I am having troubles converting a complicated data base output from its wide form to the long format. It has a couple of hundred rows and ~1,000 columns. It looks something like this:
The problem is that the variable of df1_long or the columns of df1_wide contain information that I want to select upon. So I rather want to have something like this:
ID part task subgroup type result
Ind_A a 12 aa 2 yes
Ind_A a 12 bb 2 yes
Ind_A b 12 aa 3 opt_1
Ind_A b 13 aa 4 100
Ind_B a 12 aa 2 no
Ind_B a 12 bb 2 yes
Ind_B b 12 aa 3 opt_2
Ind_B b 13 aa 4 50
Ind_C a 12 aa 2 no
Ind_C a 12 bb 2 no
Ind_C b 12 aa 3 opt_1
Ind_C b 13 aa 4 200
I dont mind that the numerical values/results get transformed into characters.
Is there a easy way to accomplish that with the stack() or reshape() function? Or do I have to code a function that performes some strsplits commands on the column names to extract the relevant information and then store those in separate new columns.
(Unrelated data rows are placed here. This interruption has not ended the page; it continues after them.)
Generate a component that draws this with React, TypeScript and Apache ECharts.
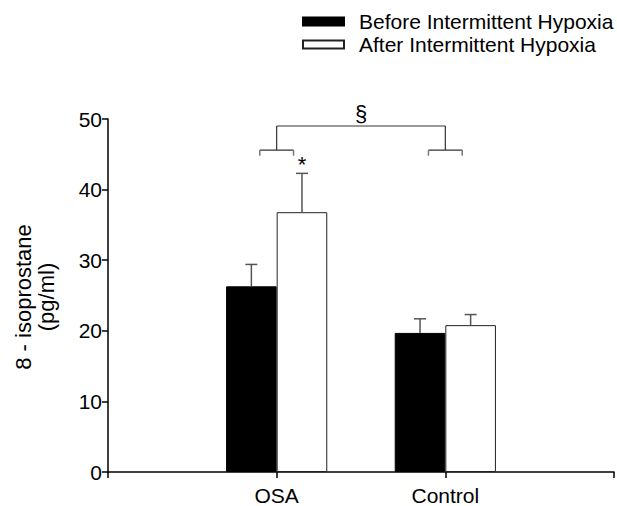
import React, { useEffect, useRef } from "react";
import * as echarts from "echarts";

const categories = ["", "OSA", "Control", ""];
const seriesNames = ["Before Intermittent Hypoxia", "After Intermittent Hypoxia"];
const beforeMeans = [null, 26.3, 19.7, null];
const beforeErr = [null, 3.1, 2.0, null];
const afterMeans = [null, 36.8, 20.8, null];
const afterErr = [null, 5.5, 1.5, null];
const yTicks = { min: 0, max: 50, interval: 10 };
// bracket annotation (data units): groups compared, levels
const bracketGroups = [1, 2];
const bracketTop = 49;
const bracketMid = 45.6;
const bracketLow = 44.8;
const starValue = { x: 1, y: 43.6 };
const sectionValue = 50.8;

const FONT = "'Liberation Sans', Arial, sans-serif";

export default function App() {
  const ref = useRef<HTMLDivElement>(null);
  useEffect(() => {
    if (!ref.current) return;
    const chart = echarts.init(ref.current, undefined, { renderer: "svg" });

    const errData = (means: (number | null)[], errs: (number | null)[]) =>
      means
        .map((m, i) => (m == null ? null : [i, m, errs[i] as number]))
        .filter((d) => d != null);

    const errSeries = (name: string, means: any, errs: any, side: number) => ({
      type: "custom",
      name: name + "_err",
      z: 3,
      renderItem: (params: any, api: any) => {
        const x = api.value(0);
        const m = api.value(1);
        const e = api.value(2);
        const bw = api.size([1, 0])[0];
        const off = side * bw * 0.15;
        const base = api.coord([x, m]);
        const top = api.coord([x, m + e]);
        const cap = 6;
        const style = { stroke: "#555", lineWidth: 1.5 };
        return {
          type: "group",
          children: [
            { type: "line", shape: { x1: base[0] + off, y1: base[1], x2: top[0] + off, y2: top[1] }, style },
            { type: "line", shape: { x1: top[0] + off - cap, y1: top[1], x2: top[0] + off + cap, y2: top[1] }, style },
          ],
        };
      },
      data: errData(means, errs),
      silent: true,
    });

    const bracketSeries = {
      type: "custom",
      name: "brackets",
      z: 4,
      silent: true,
      renderItem: (params: any, api: any) => {
        if (params.dataIndex !== 0) return null;
        const bw = api.size([1, 0])[0];
        const a = api.coord([bracketGroups[0], bracketTop]);
        const b = api.coord([bracketGroups[1], bracketTop]);
        const mid = api.coord([bracketGroups[0], bracketMid])[1];
        const low = api.coord([bracketGroups[0], bracketLow])[1];
        const secY = api.coord([bracketGroups[0], sectionValue])[1];
        const hw = bw * 0.1;
        const dark = { stroke: "#333", lineWidth: 1.2 };
        const gray = { stroke: "#777", lineWidth: 1.5 };
        const children: any[] = [
          { type: "line", shape: { x1: a[0], y1: a[1], x2: b[0], y2: b[1] }, style: gray },
          { type: "line", shape: { x1: a[0], y1: a[1], x2: a[0], y2: mid }, style: dark },
          { type: "line", shape: { x1: b[0], y1: b[1], x2: b[0], y2: mid }, style: dark },
        ];
        [a[0], b[0]].forEach((cx) => {
          children.push(
            { type: "line", shape: { x1: cx - hw, y1: mid, x2: cx + hw, y2: mid }, style: dark },
            { type: "line", shape: { x1: cx - hw, y1: mid, x2: cx - hw, y2: low }, style: gray },
            { type: "line", shape: { x1: cx + hw, y1: mid, x2: cx + hw, y2: low }, style: gray }
          );
        });
        children.push({
          type: "text",
          x: (a[0] + b[0]) / 2,
          y: secY,
          style: { text: "§", fontSize: 22, fontFamily: FONT, fill: "#000", align: "center", verticalAlign: "middle" },
        });
        const st = api.coord([starValue.x, starValue.y]);
        children.push({
          type: "text",
          x: st[0] + bw * 0.15,
          y: st[1],
          style: { text: "*", fontSize: 22, fontFamily: FONT, fill: "#000", align: "center", verticalAlign: "middle" },
        });
        return { type: "group", children };
      },
      data: [[0, 0]],
    };

    chart.setOption({
      animation: false,
      backgroundColor: "#fff",
      textStyle: { fontFamily: FONT },
      legend: {
        orient: "vertical",
        left: 302,
        top: 11,
        padding: 0,
        icon: "rect",
        itemWidth: 41,
        itemHeight: 8,
        itemGap: 2,
        selectedMode: false,
        data: seriesNames,
        textStyle: { fontSize: 21, color: "#000", fontFamily: FONT, padding: [0, 0, 0, 10] },
      },
      grid: { left: 108, right: 1, top: 119, bottom: 32, containLabel: false },
      xAxis: {
        type: "category",
        data: categories,
        boundaryGap: false,
        axisLine: { lineStyle: { color: "#000", width: 1.5 } },
        axisTick: { show: true, length: 6, interval: 0, lineStyle: { color: "#000", width: 1.5 } },
        axisLabel: { fontSize: 21, color: "#000", margin: 13, fontFamily: FONT, interval: 0 },
        splitLine: { show: false },
      },
      yAxis: {
        type: "value",
        min: yTicks.min,
        max: yTicks.max,
        interval: yTicks.interval,
        axisLine: { show: true, lineStyle: { color: "#000", width: 1.5 } },
        axisTick: { show: true, length: 6, lineStyle: { color: "#000", width: 1.5 } },
        axisLabel: { fontSize: 21, color: "#000", margin: 6, fontFamily: FONT },
        splitLine: { show: false },
      },
      graphic: [
        {
          type: "text",
          x: 35,
          y: 297,
          rotation: Math.PI / 2,
          style: {
            text: "8 - isoprostane\n(pg/ml)",
            fontSize: 22,
            lineHeight: 23,
            fontFamily: FONT,
            fill: "#000",
            align: "center",
            verticalAlign: "middle",
          },
        },
      ],
      series: [
        {
          type: "bar",
          name: seriesNames[0],
          data: beforeMeans,
          barWidth: "30%",
          barGap: "0%",
          itemStyle: { color: "#000", borderColor: "#000", borderWidth: 1 },
          z: 2,
        },
        {
          type: "bar",
          name: seriesNames[1],
          data: afterMeans,
          barWidth: "30%",
          barGap: "0%",
          itemStyle: { color: "#fff", borderColor: "#222", borderWidth: 1 },
          z: 2,
        },
        errSeries(seriesNames[0], beforeMeans, beforeErr, -1),
        errSeries(seriesNames[1], afterMeans, afterErr, 1),
        bracketSeries,
      ],
    });
    return () => chart.dispose();
  }, []);
  return (
    <div
      ref={ref}
      style={{ position: "absolute", left: 0, top: 0, width: 617, height: 506 }}
    />
  );
}
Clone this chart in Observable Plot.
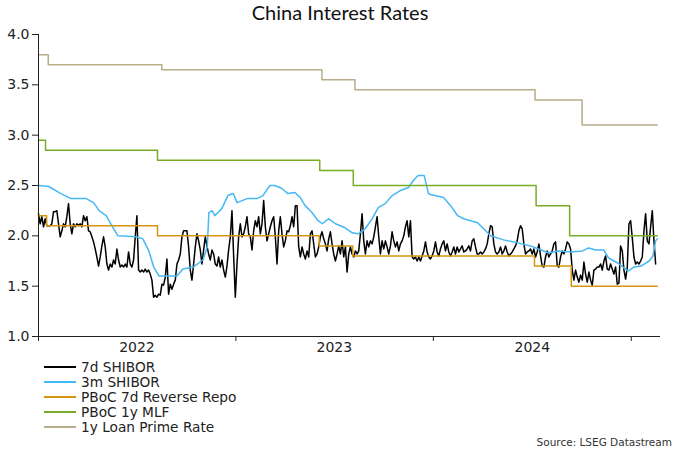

The long format will definitely be much more easy to work with and ask questions to the data set. Coding something for >1000 columns with those cryptic columns names just looks like a nightmare to me.
Ok fine. I give in.
Here's your data:
df1_wide <- data.frame(v1 = c("Ind_A", "Ind_B", "Ind_C"),
v2 = c("Y", "N", "N"), v3 = c("Y", "Y", "N"),
v4 = c("op1_1", "opt_2", "opt_1"),
v5 = c(100, 50, 200))
rownames(df1_wide) <- letters[1:3]
colnames(df1_wide) <- c("ID", "a_t12_aa (Type # 2)", "a_t12_bb (Type # 2)",
"b_t12_aa (Type # 3)", "b_t13_aa (Type # 4)")
df1_wide
# ID a_t12_aa (Type # 2) a_t12_bb (Type # 2) b_t12_aa (Type # 3) b_t13_aa (Type # 4)
# a Ind_A Y Y op1_1 100
# b Ind_B N Y opt_2 50
# c Ind_C N N opt_1 200
This is what you have done so far:
df1_long <- melt(df1_wide, id.vars="ID")
This is what it sounds like you want:
cbind(df1_long["ID"],
colsplit(gsub("\\s|\\(Type|\\)|#", " ", df1_long$variable),
pattern="_|\\s+",
names = c("part", "task", "subgroup", "type")),
df1_long["value"])
# ID part task subgroup type value
# 1 Ind_A a t12 aa 2 Y
# 2 Ind_B a t12 aa 2 N
# 3 Ind_C a t12 aa 2 N
# 4 Ind_A a t12 bb 2 Y
# 5 Ind_B a t12 bb 2 Y
# 6 Ind_C a t12 bb 2 N
# 7 Ind_A b t12 aa 3 op1_1
# 8 Ind_B b t12 aa 3 opt_2
# 9 Ind_C b t12 aa 3 opt_1
# 10 Ind_A b t13 aa 4 100
# 11 Ind_B b t13 aa 4 50
# 12 Ind_C b t13 aa 4 200
I can't guarantee that the regular expression that I used with gsub
will work with your actual data, but hopefully this is enough to point you in the right direction.
In the future, please note that sharing a screenshot of your data is pretty useless. Please share data as I did in this question, so that others can easily copy and paste to get started on trying to help you out.
You may want to consider that you rename your variables along the lines of a_t12_aa_2
, in the future, in which case, the colsplit
step would just be colsplit(variable, "_", c("part", "task", "subgroup", "type"))
.